Moorish influence is visible in the logic of enclosure. Courtyards with inward focus. Walls that hold shade. Water used as sound and cooling. Tile as a skin that can take sun without cracking in spirit.
Traditional Spanish Gothic contributes weight and proportion. Thick edges. Deep reveals. Shadowed openings. A sense that the wall is not a membrane but a mass. That mass gives gardens their “room” quality because space is defined by surfaces, not by plant volume alone.
Mediterranean vernacular adds the everyday layer. Lime plaster. terracotta. gravel. olive and citrus. Tools and craft rather than ornament. A garden built from what is carried, repaired, and reused.
In Southern California, this blend found a climate that could support it. The long dry season makes shade structure essential. Coastal wind makes enclosure meaningful. Winter rain comes in pulses, so ground surfaces and drainage paths matter more than flower display.
Why Spanish Revival has soul?
People use the word “soul” when a place feels inhabited beyond the moment it was finished. In Spanish Revival, that feeling comes from traces of life that are allowed to remain visible.

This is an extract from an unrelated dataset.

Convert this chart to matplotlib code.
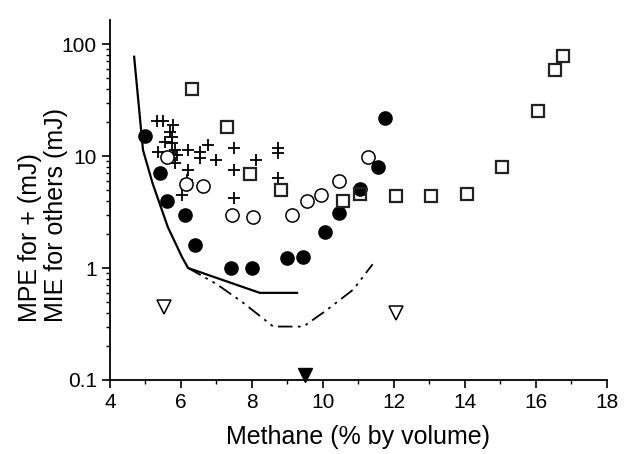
"""
Minimum ignition energy of methane vs. concentration (recreated chart).
"""

import numpy as np
import matplotlib
matplotlib.use("Agg")
import matplotlib.pyplot as plt
from matplotlib.ticker import LogLocator, NullFormatter, FixedLocator

plt.rcParams.update({
    "font.family": ["Liberation Sans", "DejaVu Sans"],
    "font.size": 15,
    "figure.dpi": 100,
})

# MPE data (+)
plus_x = [5.32, 5.49, 5.77, 5.69, 5.75, 5.55, 5.75, 5.35, 5.83, 5.77, 5.89, 6.2, 5.83,
          6.54, 6.54, 6.76, 7.0, 7.49, 7.49, 6.2, 8.11, 8.73, 8.73, 8.73, 7.49, 6.03, 6.17]
plus_y = [20.5, 20.5, 18.9, 16.4, 14.8, 13.3, 13.1, 10.8, 11.3, 10.2, 10.2, 11.3, 8.7,
          10.8, 9.6, 12.5, 9.3, 11.8, 7.5, 7.5, 9.2, 11.8, 10.6, 6.4, 4.2, 4.5, 6.1]

# MIE data sets
filled_x = [5.0, 5.4, 5.6, 6.1, 6.4, 7.4, 8.0, 9.0, 9.45, 10.05, 10.45, 11.05, 11.55, 11.75]
filled_y = [15, 7.0, 4.0, 3.0, 1.6, 1.0, 1.0, 1.22, 1.25, 2.1, 3.1, 5.1, 8.0, 22]

open_x = [5.6, 6.14, 6.63, 7.44, 8.04, 9.13, 9.54, 9.94, 10.45, 11.27]
open_y = [9.8, 5.6, 5.4, 3.0, 2.85, 3.0, 3.96, 4.5, 6.0, 9.8]

square_x = [6.3, 7.3, 7.94, 8.82, 10.56, 11.05, 12.05, 13.05, 14.05, 15.05, 16.05, 16.55, 16.75]
square_y = [40, 18, 6.9, 5.0, 4.0, 4.6, 4.4, 4.4, 4.6, 8.0, 25, 59, 78]

tri_open_x = [5.52, 12.05]
tri_open_y = [0.45, 0.40]

tri_filled_x = [9.5]
tri_filled_y = [0.11]

# Curves
solid_x = [4.68, 4.93, 5.2, 5.63, 6.03, 6.2, 8.22, 9.27]
solid_y = [77, 11.3, 5.7, 2.32, 1.25, 1.0, 0.6, 0.6]

dashdot_x = [6.2, 7.0, 7.75, 8.6, 9.45, 10.1, 10.85, 11.4]
dashdot_y = [1.0, 0.72, 0.49, 0.30, 0.30, 0.42, 0.64, 1.08]

fig = plt.figure(figsize=(6.25, 4.54))
ax = fig.add_axes([0.176, 0.163, 0.795, 0.793])

ax.plot(solid_x, solid_y, color="black", linewidth=1.6)
ax.plot(dashdot_x, dashdot_y, color="black", linewidth=1.3,
        linestyle=(0, (8, 3, 1.5, 3, 1.5, 3)))

ax.plot(plus_x, plus_y, linestyle="none", marker="+", markersize=9,
        markeredgewidth=1.3, color="black")
ax.plot(filled_x, filled_y, linestyle="none", marker="o", markersize=9.5,
        color="black")
ax.plot(open_x, open_y, linestyle="none", marker="o", markersize=9.5,
        markerfacecolor="white", markeredgecolor="black", markeredgewidth=1.1)
ax.plot(square_x, square_y, linestyle="none", marker="s", markersize=8.5,
        markerfacecolor="none", markeredgecolor="#222222", markeredgewidth=1.6)
ax.plot(tri_open_x, tri_open_y, linestyle="none", marker="v", markersize=10,
        markerfacecolor="none", markeredgecolor="black", markeredgewidth=1.1)
ax.plot(tri_filled_x, tri_filled_y, linestyle="none", marker="v", markersize=10,
        color="black", clip_on=False, zorder=5)

ax.set_yscale("log")
ax.set_xlim(4, 18)
ax.set_ylim(0.1, 164)

ax.xaxis.set_major_locator(FixedLocator(np.arange(4, 19, 2)))
ax.xaxis.set_minor_locator(FixedLocator(np.arange(5, 18, 2)))
ax.set_yticks([0.1, 1, 10, 100])
ax.set_yticklabels(["0.1", "1", "10", "100"])
ax.yaxis.set_minor_locator(LogLocator(base=10, subs=np.arange(2, 10)))
ax.yaxis.set_minor_formatter(NullFormatter())

ax.tick_params(which="major", direction="out", length=6, width=1.2, labelsize=15)
ax.tick_params(which="minor", direction="out", length=3, width=1.0)

ax.spines["top"].set_visible(False)
ax.spines["right"].set_visible(False)
ax.spines["left"].set_linewidth(1.3)
ax.spines["bottom"].set_linewidth(1.3)

ax.set_xlabel("Methane (% by volume)", fontsize=18, labelpad=9)
fig.text(0.069, 0.526, "MPE for + (mJ)\nMIE for others (mJ)", rotation=90,
         ha="center", va="center", multialignment="left", fontsize=18,
         linespacing=1.1)

fig.savefig("out.png", dpi=100)
plt.close()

Stone shows wear on corners. Tile holds hairline cracks without collapsing the whole composition. Wrought iron oxidizes. Stucco takes small repairs and keeps going. The garden reads like something maintained by hands, not erased by perfection.
There is also drama in the history. Spain’s landscape culture is not only celebration. It includes conflict, scarcity, and control of water and land. Courtyards are beautiful, but they are also defensive and climatic devices. Walls are poetic, but they also set boundaries.
That tension is part of why the style feels real. It is not an image of happiness. It is a built response to heat, politics, and family life continuing anyway.
What it means to design with soul?
Designing with soul is not about adding romantic objects. It is about making a framework where real life can accumulate.
A soulful garden accepts that people spill wine. Children drag chairs. An elder sits in the same spot to watch the light. A dog makes a track along the wall. A pot gets chipped and stays, because it still works.
It also means designing for time. Not only plant growth, but surface aging. Where the shade will land at 6 pm in July. Where winter runoff will cut if you do not give it a path. Where moss might appear on the north side of a wall near a fountain.
Soul is built through choices that allow use without breaking the composition.
Principles in Spanish Revival garden design
Start with the life, not the planting or fancy ideas.
Courtyard as center
The courtyard is the climatic heart. It reduces wind. It creates shade pockets. It allows planting that would struggle in full exposure. In Southern California it can reduce heat stress near living spaces.
Outdoor rooms
A dining terrace close to the kitchen. A shaded sitting court off the main room. A quiet corner for morning coffee where the ground is cool. Paths that connect these rooms without turning the garden into a corridor.
Shade structure
Pergolas, arcades, vine trellises, and canvas elements filter light. The goal is not darkness. It is patterned shade and air movement. In coastal zones, shade design should also account for wind lift and salt exposure.
Ground plane
Permeable surfaces matter. Decomposed granite, gravel bands, stone set with joints that drain, and courtyard pavers that shed water to planting basins. This is where Southern California performance lives.
Planting as structure
Olive, citrus, bay, and other drought-adapted canopy trees establish vertical order. Shrubs and herbs define edges and scent lines near paths. Groundcovers reduce evaporation and dust. Planting supports enclosure, not the other way around.
Lighting
Spanish Revival gardens come alive at night. Low light at steps. Warm light against plaster. Small pools of light under trees. It should support walking and sitting, not stage the whole yard.
Chose material honesty and meaning
Tile, lime plaster, terracotta, stone, and iron do not pretend. They age in place. Repairs show, and that is acceptable.
Life in the garden
A Spanish Revival garden is built for events and for ordinary days. It holds celebration, but it also holds waiting.
People cook outside. Music travels through arcades. Someone dances near the table because there is room and the ground is stable. An elder sits in shade and watches the movement, not because it is staged, but because the courtyard provides comfort.
Terracotta pots matter here, not as decor, but as carriers of continuity. A pot migrates from grandmother to children. It gets repotted. It moves to a new patio. It holds a citrus one decade and herbs the next. It is touched and reused because it is useful.
That is how a garden stays alive. Not by constant replacement, but by staying open to being lived in.
How LASD Studio works with this tradition?
At LASD Studio, we treat Spanish Revival as an inhabited system. Architecture sets enclosure. Climate sets rules. Craft sets material truth.
We design the plan around life first. Then circulation, microclimate, and planting structure. The result is a garden that supports daily use and improves as surfaces age.